■ **TASK DIRECTIONS**
Look at the data below and print exactly the lines from its first line through the line with "from bokeh.resources import INLINE"; the pictures stay out of the copy.

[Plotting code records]
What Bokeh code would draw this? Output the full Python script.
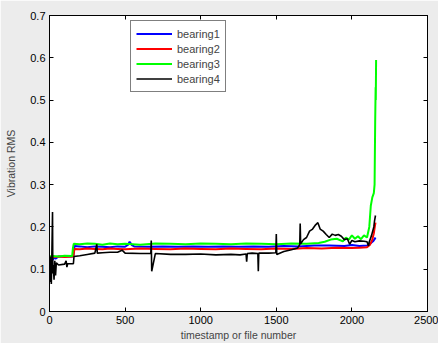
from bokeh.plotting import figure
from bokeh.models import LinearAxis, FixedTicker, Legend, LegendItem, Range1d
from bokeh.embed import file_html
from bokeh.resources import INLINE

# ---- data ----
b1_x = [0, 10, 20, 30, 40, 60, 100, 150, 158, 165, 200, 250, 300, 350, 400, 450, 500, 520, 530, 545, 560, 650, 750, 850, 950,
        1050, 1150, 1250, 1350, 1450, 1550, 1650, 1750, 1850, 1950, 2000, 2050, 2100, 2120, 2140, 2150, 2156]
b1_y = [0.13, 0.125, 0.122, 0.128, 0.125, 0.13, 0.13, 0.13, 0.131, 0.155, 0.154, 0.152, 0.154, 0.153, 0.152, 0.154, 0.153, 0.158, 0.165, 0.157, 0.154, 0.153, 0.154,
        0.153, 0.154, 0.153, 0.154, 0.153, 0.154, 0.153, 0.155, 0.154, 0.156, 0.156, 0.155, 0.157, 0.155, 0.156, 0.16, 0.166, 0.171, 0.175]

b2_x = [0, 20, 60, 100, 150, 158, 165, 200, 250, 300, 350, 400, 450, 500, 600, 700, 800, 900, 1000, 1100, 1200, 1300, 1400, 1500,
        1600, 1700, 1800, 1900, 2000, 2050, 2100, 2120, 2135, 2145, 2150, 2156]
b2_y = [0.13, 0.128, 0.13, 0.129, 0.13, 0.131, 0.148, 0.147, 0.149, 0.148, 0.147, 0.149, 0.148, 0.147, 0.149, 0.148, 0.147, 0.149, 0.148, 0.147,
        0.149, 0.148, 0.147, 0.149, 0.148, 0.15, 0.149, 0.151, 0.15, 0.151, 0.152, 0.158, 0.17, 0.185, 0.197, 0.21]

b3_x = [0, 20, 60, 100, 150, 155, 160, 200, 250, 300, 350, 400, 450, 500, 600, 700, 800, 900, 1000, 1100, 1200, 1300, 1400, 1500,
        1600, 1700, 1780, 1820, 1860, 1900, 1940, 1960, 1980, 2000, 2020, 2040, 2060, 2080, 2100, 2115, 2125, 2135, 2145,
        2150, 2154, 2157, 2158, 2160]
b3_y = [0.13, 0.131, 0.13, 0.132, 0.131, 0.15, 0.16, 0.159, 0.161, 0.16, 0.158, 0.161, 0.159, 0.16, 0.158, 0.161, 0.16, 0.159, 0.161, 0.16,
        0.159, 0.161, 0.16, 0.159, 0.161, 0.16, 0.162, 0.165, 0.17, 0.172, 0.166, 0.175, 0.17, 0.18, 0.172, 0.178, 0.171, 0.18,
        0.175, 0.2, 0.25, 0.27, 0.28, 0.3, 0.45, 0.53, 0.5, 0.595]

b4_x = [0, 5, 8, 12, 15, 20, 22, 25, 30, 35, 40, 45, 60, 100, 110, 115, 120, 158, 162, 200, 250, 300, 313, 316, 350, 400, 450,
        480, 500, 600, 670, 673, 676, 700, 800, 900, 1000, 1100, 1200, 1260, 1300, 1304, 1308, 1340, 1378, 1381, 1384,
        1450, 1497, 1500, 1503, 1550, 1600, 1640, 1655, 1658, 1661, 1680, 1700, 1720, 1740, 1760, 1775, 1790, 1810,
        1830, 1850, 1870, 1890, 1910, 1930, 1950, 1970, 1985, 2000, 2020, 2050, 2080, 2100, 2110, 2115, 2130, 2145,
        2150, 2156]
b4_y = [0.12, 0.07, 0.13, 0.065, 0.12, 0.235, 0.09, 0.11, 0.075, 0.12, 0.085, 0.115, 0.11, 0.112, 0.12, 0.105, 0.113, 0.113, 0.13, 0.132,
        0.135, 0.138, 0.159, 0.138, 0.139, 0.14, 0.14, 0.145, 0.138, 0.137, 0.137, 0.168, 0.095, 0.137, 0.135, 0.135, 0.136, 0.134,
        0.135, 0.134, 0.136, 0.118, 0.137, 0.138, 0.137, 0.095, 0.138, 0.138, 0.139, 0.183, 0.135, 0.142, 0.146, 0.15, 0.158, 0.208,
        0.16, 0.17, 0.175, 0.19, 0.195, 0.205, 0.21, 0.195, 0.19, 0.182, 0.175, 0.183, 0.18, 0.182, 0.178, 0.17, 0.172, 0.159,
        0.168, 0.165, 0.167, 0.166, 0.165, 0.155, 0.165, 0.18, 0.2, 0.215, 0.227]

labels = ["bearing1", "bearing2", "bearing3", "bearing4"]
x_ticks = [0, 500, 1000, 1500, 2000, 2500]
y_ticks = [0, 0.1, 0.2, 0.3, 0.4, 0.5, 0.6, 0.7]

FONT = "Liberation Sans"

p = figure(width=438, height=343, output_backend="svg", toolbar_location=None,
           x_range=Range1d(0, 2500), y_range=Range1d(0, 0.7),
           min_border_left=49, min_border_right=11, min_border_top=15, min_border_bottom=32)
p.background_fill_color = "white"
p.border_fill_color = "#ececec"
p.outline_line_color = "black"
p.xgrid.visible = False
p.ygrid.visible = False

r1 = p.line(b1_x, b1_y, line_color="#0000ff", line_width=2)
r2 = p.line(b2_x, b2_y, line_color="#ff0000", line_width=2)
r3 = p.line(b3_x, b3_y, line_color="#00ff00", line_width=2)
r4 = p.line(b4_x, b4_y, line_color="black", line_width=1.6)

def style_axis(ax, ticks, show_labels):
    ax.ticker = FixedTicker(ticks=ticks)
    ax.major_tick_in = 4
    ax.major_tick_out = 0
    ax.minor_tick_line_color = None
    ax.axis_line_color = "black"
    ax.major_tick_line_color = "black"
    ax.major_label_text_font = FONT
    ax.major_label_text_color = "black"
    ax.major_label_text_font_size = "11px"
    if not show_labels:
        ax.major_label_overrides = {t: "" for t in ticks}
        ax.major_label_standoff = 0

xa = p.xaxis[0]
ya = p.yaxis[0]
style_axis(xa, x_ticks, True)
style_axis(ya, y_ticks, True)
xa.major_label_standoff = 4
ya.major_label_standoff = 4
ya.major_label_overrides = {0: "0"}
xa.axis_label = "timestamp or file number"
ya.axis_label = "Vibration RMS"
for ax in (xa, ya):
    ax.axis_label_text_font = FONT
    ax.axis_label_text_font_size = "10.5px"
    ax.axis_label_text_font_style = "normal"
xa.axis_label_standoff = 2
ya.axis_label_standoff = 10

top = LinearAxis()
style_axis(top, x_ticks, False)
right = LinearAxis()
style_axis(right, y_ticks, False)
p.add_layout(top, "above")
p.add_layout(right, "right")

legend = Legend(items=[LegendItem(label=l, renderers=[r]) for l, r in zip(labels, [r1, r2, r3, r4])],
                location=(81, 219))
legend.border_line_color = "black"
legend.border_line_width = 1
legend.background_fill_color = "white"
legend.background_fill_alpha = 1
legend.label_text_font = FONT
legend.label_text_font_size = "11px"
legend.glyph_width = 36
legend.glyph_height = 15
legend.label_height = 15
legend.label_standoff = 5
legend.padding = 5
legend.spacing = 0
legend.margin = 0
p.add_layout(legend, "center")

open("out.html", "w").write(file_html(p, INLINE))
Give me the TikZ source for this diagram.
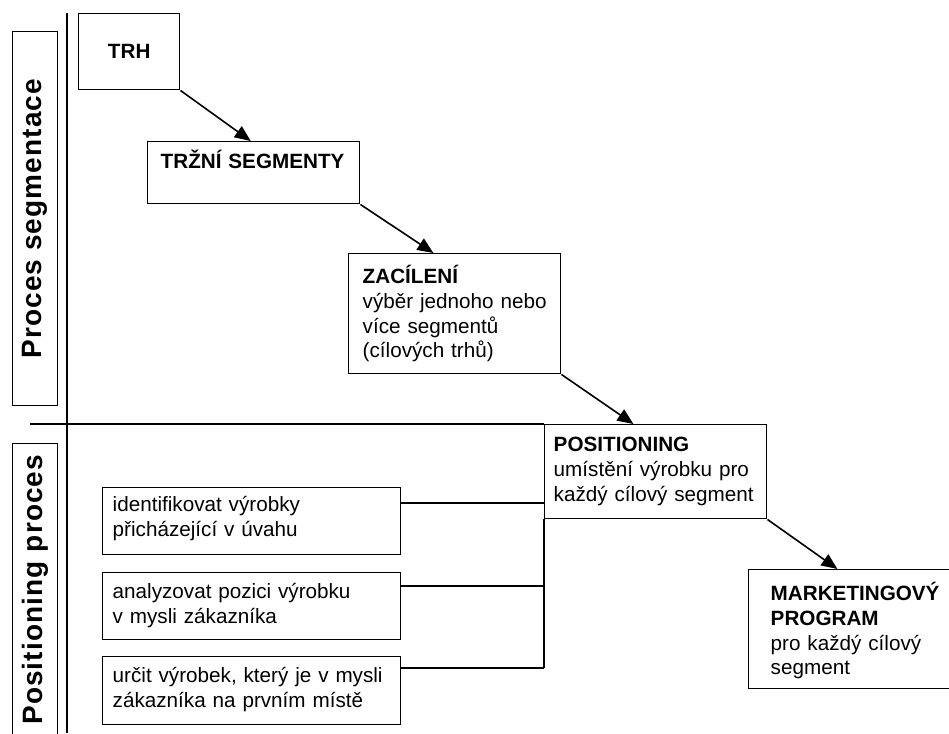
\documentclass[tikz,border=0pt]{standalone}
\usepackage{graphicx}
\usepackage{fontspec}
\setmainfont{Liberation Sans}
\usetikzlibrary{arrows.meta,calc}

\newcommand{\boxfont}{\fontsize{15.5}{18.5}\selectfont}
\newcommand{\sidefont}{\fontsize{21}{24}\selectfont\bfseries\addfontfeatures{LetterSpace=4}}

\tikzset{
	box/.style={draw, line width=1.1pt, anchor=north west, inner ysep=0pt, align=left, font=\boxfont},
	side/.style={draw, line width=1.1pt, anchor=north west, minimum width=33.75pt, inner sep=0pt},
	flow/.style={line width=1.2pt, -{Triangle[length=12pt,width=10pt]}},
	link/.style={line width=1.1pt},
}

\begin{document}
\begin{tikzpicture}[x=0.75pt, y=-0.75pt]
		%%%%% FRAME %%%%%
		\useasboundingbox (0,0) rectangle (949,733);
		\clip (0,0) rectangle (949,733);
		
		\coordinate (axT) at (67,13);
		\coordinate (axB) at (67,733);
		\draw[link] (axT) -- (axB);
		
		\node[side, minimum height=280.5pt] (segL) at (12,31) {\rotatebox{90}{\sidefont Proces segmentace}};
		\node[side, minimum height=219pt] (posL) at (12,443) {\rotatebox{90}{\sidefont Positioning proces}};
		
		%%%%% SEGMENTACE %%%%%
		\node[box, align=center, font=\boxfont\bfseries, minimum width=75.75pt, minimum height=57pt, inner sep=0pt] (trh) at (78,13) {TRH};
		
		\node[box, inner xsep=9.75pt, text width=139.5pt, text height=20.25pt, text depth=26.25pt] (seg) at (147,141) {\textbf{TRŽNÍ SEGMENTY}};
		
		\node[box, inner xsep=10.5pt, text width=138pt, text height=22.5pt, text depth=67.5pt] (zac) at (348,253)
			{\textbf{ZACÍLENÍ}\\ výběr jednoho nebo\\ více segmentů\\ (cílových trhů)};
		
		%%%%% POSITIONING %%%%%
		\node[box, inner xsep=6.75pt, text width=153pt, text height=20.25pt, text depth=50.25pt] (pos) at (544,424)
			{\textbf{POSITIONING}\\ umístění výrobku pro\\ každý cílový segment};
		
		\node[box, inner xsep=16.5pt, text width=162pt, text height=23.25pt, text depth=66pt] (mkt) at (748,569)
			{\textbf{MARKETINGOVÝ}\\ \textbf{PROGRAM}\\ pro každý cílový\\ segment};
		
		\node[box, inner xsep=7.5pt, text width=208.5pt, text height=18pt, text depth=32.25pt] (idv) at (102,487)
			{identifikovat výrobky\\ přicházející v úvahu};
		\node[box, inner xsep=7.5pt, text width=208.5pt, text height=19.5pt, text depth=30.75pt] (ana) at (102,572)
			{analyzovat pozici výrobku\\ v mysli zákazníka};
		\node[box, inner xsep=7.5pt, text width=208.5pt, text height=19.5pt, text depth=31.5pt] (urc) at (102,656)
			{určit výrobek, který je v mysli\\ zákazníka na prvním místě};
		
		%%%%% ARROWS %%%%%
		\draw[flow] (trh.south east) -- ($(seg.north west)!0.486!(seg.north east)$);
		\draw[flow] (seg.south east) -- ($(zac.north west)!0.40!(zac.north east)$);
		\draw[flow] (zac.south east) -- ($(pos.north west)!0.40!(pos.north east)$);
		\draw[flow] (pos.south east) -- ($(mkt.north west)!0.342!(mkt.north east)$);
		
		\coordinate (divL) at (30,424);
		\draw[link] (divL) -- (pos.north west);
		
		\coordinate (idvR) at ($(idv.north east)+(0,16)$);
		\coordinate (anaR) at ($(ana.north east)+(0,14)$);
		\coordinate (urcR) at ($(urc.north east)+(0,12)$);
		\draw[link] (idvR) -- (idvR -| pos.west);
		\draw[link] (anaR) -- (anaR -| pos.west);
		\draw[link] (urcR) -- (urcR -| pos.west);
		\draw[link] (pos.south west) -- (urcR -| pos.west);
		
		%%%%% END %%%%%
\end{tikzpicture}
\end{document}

■ **FINISHED ANSWER**
What Bokeh code would draw this? Output the full Python script.
from bokeh.plotting import figure
from bokeh.models import LinearAxis, FixedTicker, Legend, LegendItem, Range1d
from bokeh.embed import file_html
from bokeh.resources import INLINE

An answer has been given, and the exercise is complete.